### Data shown

--- start ---

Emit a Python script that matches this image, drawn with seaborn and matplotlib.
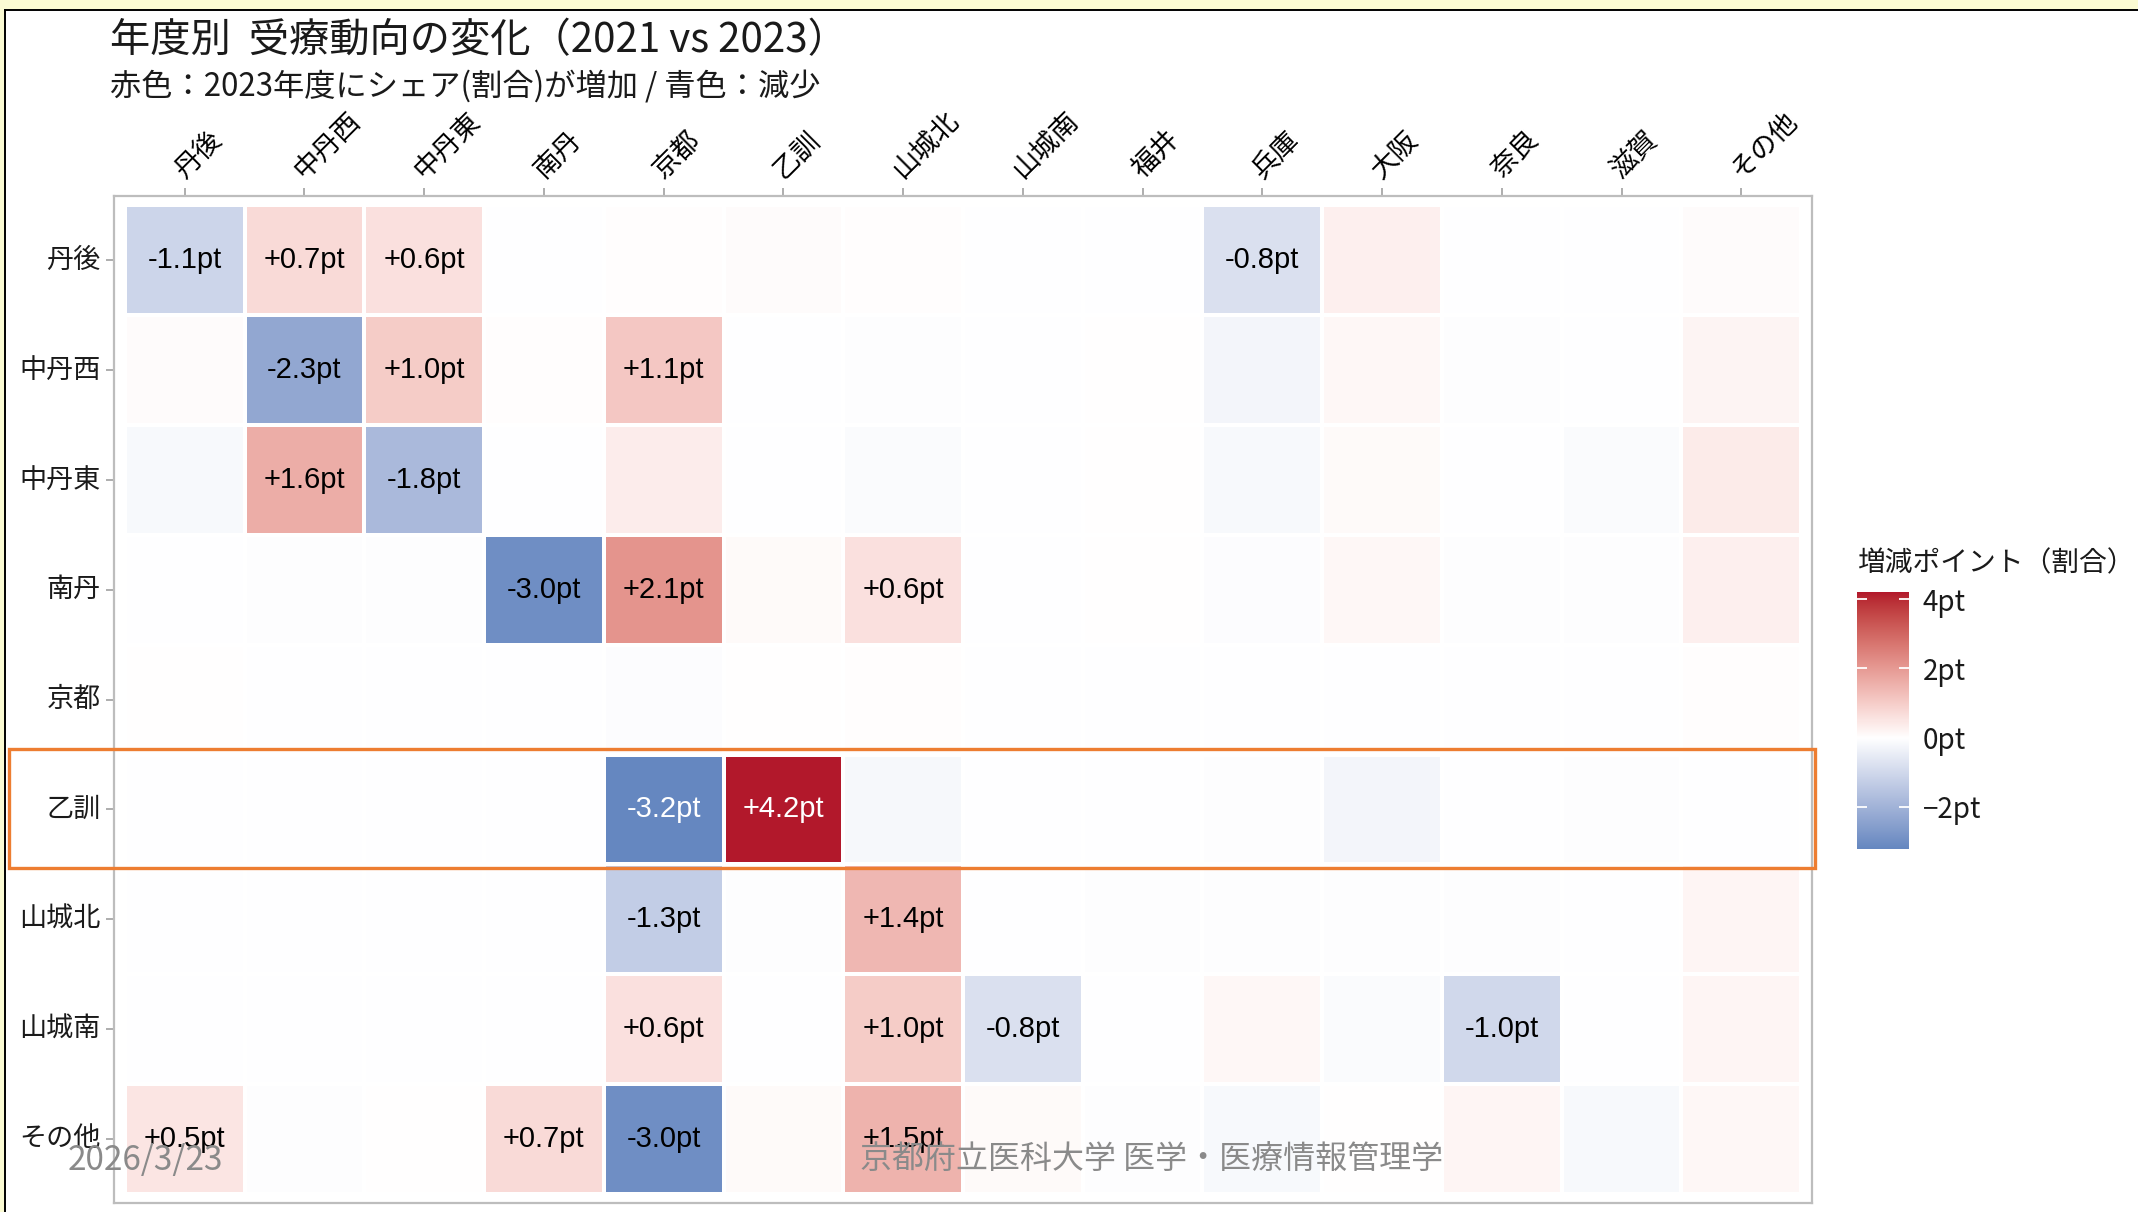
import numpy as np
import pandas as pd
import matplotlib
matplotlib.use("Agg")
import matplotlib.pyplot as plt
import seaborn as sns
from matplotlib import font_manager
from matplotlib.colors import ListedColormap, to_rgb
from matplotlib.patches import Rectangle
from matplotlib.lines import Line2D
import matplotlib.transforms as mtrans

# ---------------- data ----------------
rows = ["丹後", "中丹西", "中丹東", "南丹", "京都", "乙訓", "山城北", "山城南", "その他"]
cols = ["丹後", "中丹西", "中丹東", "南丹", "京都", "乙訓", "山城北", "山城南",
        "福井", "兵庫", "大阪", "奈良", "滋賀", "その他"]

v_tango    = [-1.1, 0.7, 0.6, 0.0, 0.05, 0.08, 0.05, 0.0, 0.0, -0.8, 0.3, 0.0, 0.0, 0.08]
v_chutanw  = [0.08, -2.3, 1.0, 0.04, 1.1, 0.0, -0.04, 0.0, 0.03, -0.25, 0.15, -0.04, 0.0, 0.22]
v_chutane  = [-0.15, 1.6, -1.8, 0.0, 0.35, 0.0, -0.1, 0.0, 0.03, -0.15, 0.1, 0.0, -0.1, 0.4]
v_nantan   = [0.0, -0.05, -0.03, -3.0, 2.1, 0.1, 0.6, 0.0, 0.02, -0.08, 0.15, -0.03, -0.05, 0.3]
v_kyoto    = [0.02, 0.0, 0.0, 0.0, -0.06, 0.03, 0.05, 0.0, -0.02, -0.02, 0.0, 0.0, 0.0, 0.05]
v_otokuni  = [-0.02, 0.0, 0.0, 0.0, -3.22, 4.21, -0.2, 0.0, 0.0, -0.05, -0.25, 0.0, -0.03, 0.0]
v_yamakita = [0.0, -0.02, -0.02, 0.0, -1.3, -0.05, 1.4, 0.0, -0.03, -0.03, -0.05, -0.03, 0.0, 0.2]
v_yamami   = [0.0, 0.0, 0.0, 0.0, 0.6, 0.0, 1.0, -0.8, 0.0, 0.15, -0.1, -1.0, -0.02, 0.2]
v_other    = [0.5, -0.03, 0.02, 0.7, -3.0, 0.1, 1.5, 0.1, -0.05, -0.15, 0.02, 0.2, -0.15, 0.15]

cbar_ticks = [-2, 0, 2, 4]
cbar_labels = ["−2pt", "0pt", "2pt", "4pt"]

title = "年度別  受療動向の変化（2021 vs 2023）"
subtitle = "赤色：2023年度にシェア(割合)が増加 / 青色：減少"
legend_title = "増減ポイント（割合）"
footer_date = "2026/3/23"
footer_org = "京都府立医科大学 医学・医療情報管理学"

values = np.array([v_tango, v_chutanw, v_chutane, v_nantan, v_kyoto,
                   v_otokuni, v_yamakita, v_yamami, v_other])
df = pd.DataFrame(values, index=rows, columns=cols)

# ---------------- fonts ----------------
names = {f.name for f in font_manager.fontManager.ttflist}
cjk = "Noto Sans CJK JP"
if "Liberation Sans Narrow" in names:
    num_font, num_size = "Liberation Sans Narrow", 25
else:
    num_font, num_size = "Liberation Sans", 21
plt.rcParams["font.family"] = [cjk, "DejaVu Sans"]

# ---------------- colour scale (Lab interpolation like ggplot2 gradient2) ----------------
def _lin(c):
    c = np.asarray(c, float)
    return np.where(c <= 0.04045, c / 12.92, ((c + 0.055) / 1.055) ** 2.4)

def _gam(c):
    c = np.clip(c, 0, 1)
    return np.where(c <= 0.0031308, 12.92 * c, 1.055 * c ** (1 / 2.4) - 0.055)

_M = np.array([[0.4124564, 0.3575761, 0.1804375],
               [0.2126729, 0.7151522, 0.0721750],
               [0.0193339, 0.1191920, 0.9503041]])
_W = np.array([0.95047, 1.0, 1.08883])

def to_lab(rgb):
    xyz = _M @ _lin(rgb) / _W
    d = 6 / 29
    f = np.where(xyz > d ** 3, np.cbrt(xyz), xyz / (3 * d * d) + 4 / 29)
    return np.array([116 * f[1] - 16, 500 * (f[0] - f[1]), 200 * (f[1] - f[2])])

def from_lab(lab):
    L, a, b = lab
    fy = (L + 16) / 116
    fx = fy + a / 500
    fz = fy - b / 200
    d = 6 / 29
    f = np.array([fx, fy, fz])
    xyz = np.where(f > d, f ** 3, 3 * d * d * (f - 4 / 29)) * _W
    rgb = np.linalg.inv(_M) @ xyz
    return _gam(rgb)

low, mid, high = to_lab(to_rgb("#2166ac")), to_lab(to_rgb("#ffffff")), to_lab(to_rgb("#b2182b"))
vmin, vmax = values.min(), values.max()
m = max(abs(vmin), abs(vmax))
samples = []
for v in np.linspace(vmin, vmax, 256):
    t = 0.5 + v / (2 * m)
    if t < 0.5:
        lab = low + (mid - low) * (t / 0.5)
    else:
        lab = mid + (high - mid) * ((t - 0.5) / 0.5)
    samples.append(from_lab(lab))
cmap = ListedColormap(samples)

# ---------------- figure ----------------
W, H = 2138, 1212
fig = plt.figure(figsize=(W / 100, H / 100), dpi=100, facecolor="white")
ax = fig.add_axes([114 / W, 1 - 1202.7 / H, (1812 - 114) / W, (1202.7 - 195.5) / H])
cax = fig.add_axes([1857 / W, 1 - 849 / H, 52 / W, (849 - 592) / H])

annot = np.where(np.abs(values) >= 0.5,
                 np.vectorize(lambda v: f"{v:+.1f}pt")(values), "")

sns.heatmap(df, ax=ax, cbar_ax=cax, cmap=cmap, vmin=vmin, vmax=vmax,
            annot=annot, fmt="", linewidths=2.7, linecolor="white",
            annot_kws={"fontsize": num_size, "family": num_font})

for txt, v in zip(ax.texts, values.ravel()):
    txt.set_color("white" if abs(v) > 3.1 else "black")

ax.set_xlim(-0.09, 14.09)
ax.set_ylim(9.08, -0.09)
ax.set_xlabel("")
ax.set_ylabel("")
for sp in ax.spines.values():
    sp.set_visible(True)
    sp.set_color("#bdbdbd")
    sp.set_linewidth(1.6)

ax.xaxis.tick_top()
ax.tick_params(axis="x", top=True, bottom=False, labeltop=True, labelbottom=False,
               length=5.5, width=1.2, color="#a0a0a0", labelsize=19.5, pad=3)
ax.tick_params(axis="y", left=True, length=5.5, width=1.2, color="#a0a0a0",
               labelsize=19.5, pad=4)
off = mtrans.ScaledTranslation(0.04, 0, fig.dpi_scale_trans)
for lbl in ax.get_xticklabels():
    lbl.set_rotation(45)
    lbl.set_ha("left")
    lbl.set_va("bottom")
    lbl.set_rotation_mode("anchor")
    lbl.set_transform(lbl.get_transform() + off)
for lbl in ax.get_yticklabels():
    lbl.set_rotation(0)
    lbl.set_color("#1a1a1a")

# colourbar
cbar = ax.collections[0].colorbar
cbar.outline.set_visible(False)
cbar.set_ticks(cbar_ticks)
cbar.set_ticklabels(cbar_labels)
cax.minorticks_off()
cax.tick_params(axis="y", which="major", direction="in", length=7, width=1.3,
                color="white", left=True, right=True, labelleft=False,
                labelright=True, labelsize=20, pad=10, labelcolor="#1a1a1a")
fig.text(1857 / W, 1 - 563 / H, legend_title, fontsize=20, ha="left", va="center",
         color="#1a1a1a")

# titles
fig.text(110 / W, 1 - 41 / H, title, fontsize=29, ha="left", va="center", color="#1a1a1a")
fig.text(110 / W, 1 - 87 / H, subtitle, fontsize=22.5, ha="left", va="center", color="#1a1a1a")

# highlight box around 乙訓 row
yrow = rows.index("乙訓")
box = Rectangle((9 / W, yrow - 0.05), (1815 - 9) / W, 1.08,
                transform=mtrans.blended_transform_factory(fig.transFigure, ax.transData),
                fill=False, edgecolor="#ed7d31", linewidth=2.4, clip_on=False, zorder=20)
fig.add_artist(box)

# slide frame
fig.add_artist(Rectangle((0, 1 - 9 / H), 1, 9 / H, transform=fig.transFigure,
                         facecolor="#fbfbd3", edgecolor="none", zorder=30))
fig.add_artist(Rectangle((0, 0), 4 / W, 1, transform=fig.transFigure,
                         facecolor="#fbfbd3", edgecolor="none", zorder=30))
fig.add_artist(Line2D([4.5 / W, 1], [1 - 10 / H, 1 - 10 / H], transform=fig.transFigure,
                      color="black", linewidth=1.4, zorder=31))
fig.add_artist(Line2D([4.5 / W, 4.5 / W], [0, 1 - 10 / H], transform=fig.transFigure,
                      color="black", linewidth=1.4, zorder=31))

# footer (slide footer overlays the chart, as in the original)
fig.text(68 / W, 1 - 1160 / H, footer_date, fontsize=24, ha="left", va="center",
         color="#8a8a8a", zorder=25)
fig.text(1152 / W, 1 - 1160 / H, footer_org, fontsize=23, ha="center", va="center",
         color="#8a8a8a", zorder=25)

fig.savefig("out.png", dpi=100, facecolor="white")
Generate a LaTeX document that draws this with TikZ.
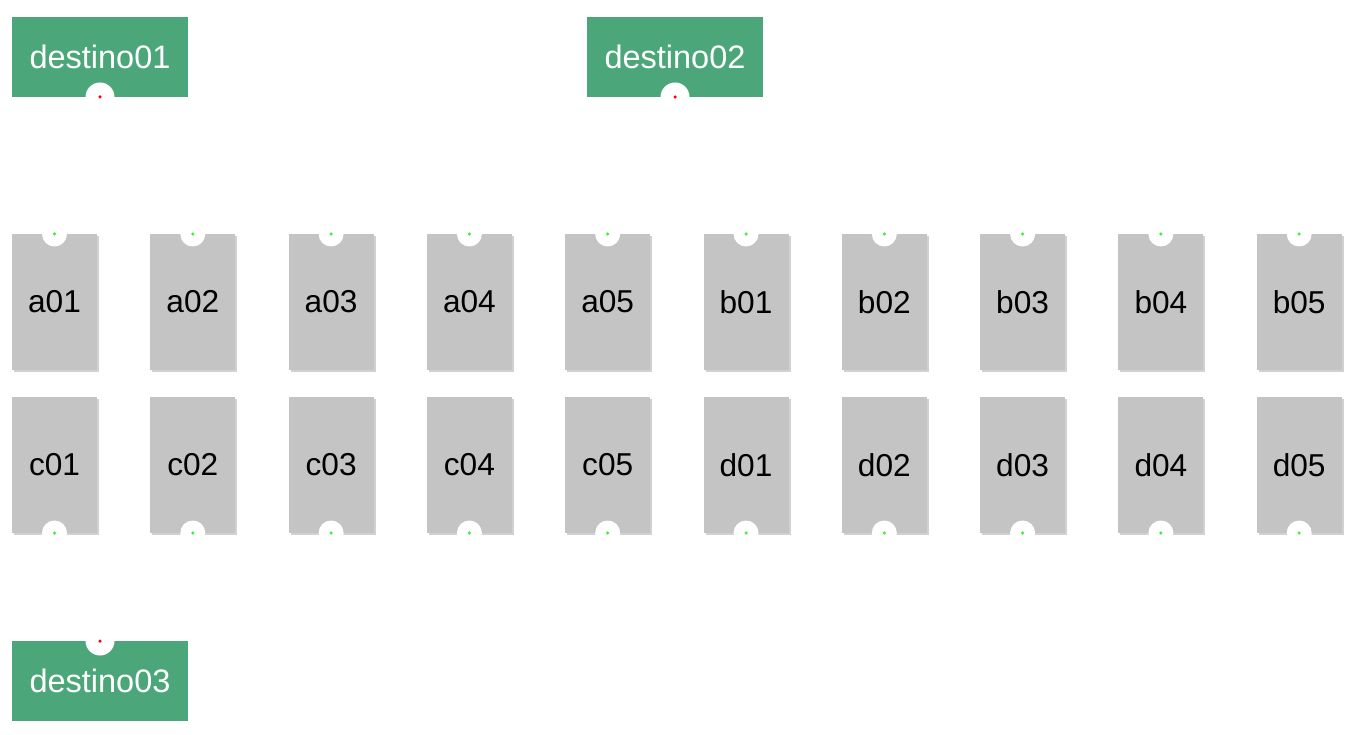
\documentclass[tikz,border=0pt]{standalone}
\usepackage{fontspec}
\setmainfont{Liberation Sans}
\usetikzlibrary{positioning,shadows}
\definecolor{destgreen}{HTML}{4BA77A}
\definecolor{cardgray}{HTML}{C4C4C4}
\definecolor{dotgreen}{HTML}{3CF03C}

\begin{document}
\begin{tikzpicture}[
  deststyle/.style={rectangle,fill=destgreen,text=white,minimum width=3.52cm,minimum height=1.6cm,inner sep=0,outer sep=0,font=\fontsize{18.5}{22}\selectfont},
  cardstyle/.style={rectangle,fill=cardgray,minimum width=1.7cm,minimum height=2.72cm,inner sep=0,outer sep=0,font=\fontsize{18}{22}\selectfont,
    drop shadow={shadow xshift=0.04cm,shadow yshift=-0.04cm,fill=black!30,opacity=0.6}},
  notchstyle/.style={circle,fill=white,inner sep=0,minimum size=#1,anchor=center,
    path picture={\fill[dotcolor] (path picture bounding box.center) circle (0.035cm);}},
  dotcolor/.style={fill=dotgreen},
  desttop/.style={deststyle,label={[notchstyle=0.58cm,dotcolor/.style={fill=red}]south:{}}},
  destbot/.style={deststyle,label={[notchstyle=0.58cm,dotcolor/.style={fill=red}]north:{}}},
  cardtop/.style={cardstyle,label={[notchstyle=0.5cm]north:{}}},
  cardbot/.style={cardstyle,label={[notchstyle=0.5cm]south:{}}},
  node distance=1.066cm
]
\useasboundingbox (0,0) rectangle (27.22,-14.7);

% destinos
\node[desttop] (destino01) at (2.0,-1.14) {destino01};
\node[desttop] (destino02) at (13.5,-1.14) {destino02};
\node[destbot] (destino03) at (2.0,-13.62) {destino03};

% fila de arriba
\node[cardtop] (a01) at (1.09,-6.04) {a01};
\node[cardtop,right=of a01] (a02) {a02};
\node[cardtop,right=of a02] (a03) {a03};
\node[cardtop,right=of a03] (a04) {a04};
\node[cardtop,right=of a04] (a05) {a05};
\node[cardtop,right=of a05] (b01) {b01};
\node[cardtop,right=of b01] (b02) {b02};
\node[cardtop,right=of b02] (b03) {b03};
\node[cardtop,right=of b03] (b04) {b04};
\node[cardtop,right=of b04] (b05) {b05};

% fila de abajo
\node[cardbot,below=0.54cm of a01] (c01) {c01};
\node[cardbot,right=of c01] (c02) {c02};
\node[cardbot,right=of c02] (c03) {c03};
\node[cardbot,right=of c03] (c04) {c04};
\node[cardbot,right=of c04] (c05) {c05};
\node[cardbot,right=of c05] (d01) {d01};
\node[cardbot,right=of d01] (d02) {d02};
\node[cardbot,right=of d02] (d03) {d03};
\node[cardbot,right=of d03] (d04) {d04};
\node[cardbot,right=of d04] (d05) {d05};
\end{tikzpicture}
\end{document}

--- end ---

### Given request
Would you reproduce the lines above, from the very first through the line containing "import matplotlib.transforms as mtrans", exactly and without the pictures?

### Answer to the problem
Emit a Python script that matches this image, drawn with seaborn and matplotlib.
import numpy as np
import pandas as pd
import matplotlib
matplotlib.use("Agg")
import matplotlib.pyplot as plt
import seaborn as sns
from matplotlib import font_manager
from matplotlib.colors import ListedColormap, to_rgb
from matplotlib.patches import Rectangle
from matplotlib.lines import Line2D
import matplotlib.transforms as mtrans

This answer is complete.